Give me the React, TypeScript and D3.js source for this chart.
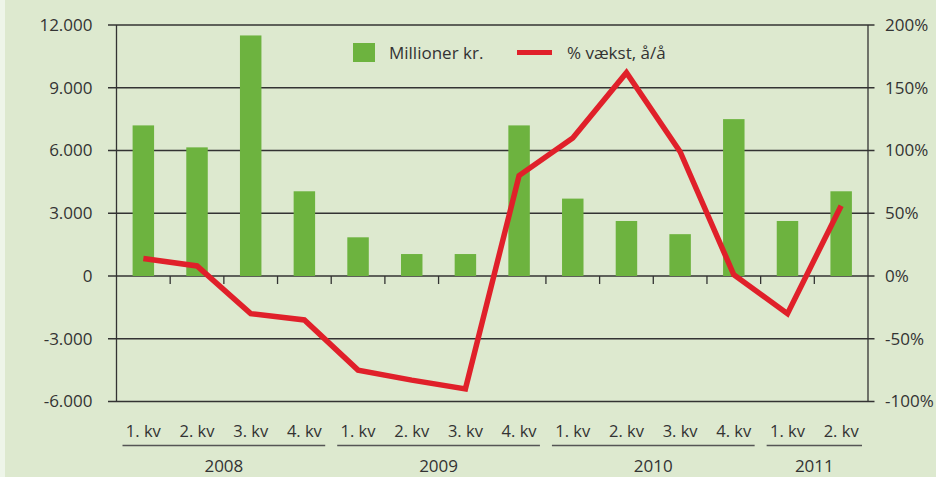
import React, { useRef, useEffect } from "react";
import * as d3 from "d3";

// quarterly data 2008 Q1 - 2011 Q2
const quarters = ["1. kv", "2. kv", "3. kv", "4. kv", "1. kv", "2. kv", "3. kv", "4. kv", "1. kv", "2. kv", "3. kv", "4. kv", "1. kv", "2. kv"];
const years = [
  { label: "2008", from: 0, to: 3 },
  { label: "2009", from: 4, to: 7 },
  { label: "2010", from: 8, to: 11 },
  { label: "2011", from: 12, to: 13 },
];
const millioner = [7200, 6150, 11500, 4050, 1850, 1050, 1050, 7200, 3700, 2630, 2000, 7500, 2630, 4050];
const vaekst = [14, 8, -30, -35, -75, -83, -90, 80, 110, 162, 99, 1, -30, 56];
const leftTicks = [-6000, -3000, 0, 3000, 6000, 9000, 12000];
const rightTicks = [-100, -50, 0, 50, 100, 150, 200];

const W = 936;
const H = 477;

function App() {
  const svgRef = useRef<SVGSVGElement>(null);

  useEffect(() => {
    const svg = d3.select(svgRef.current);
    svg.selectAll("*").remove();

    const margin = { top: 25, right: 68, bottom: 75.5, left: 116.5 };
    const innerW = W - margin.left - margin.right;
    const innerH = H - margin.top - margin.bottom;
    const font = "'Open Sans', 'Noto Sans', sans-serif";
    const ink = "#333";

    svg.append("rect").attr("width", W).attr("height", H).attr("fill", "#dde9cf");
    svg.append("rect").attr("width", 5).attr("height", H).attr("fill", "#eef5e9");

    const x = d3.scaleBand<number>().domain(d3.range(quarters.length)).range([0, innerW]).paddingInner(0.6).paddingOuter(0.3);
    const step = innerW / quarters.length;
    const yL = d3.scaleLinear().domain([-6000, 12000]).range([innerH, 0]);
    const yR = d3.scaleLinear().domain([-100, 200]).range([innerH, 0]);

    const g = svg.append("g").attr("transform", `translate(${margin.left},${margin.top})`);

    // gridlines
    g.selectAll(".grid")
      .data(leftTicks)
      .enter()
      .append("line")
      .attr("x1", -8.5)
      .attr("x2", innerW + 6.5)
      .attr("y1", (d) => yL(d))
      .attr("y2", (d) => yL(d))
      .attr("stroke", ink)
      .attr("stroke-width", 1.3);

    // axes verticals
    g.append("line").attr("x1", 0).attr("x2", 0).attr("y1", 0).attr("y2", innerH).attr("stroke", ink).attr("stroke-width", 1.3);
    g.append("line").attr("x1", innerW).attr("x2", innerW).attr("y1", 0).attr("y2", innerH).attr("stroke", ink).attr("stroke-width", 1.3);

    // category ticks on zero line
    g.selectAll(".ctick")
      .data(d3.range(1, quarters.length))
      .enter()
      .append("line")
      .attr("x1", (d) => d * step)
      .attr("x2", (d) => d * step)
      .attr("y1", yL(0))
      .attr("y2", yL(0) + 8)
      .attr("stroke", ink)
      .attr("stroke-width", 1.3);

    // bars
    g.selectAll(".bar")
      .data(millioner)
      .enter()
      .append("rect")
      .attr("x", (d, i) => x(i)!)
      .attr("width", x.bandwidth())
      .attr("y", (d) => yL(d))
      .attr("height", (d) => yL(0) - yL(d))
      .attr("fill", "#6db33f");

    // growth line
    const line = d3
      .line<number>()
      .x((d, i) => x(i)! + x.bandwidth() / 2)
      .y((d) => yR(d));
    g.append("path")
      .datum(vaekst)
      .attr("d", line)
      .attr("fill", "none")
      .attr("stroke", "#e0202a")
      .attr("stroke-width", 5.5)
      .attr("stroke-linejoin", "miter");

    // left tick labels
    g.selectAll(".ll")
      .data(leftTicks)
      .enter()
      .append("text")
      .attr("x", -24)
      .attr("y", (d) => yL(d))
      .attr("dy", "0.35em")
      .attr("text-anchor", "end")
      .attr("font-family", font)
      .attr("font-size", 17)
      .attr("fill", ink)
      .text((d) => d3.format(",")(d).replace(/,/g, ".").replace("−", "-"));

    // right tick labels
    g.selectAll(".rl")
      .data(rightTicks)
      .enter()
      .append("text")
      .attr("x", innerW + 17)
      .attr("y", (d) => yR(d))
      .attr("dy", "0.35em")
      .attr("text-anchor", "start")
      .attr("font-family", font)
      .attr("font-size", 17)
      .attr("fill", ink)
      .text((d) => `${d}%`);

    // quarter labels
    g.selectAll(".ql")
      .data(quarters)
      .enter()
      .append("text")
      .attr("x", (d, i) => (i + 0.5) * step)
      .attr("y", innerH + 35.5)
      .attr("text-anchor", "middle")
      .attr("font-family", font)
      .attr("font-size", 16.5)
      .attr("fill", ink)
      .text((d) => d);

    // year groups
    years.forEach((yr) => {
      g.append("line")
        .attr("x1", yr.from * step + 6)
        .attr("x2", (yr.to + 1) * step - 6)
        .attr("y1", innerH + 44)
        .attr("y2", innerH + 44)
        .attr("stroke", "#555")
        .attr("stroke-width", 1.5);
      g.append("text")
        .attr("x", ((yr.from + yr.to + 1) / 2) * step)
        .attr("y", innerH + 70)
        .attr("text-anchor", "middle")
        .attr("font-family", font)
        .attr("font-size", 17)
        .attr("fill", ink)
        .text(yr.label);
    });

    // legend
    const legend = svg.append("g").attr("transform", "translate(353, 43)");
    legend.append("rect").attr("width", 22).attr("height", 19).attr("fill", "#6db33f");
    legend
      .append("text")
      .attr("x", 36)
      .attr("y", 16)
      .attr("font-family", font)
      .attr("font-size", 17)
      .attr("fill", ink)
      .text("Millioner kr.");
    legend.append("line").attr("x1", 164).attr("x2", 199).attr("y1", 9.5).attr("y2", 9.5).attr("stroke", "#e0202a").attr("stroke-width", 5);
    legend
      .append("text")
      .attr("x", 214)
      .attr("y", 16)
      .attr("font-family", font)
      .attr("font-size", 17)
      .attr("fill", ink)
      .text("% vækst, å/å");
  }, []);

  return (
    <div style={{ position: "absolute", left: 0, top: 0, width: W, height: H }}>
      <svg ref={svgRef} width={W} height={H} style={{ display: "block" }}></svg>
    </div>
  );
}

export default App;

= WHAT IS BEING ASKED =
Extract, word for word, each line from the top of the data down to and including the line with "import * as"; skip the pictures.

= EXERCISE RESULT =
Give me the React, TypeScript and D3.js source for this chart.
import React, { useRef, useEffect } from "react";
import * as d3 from "d3";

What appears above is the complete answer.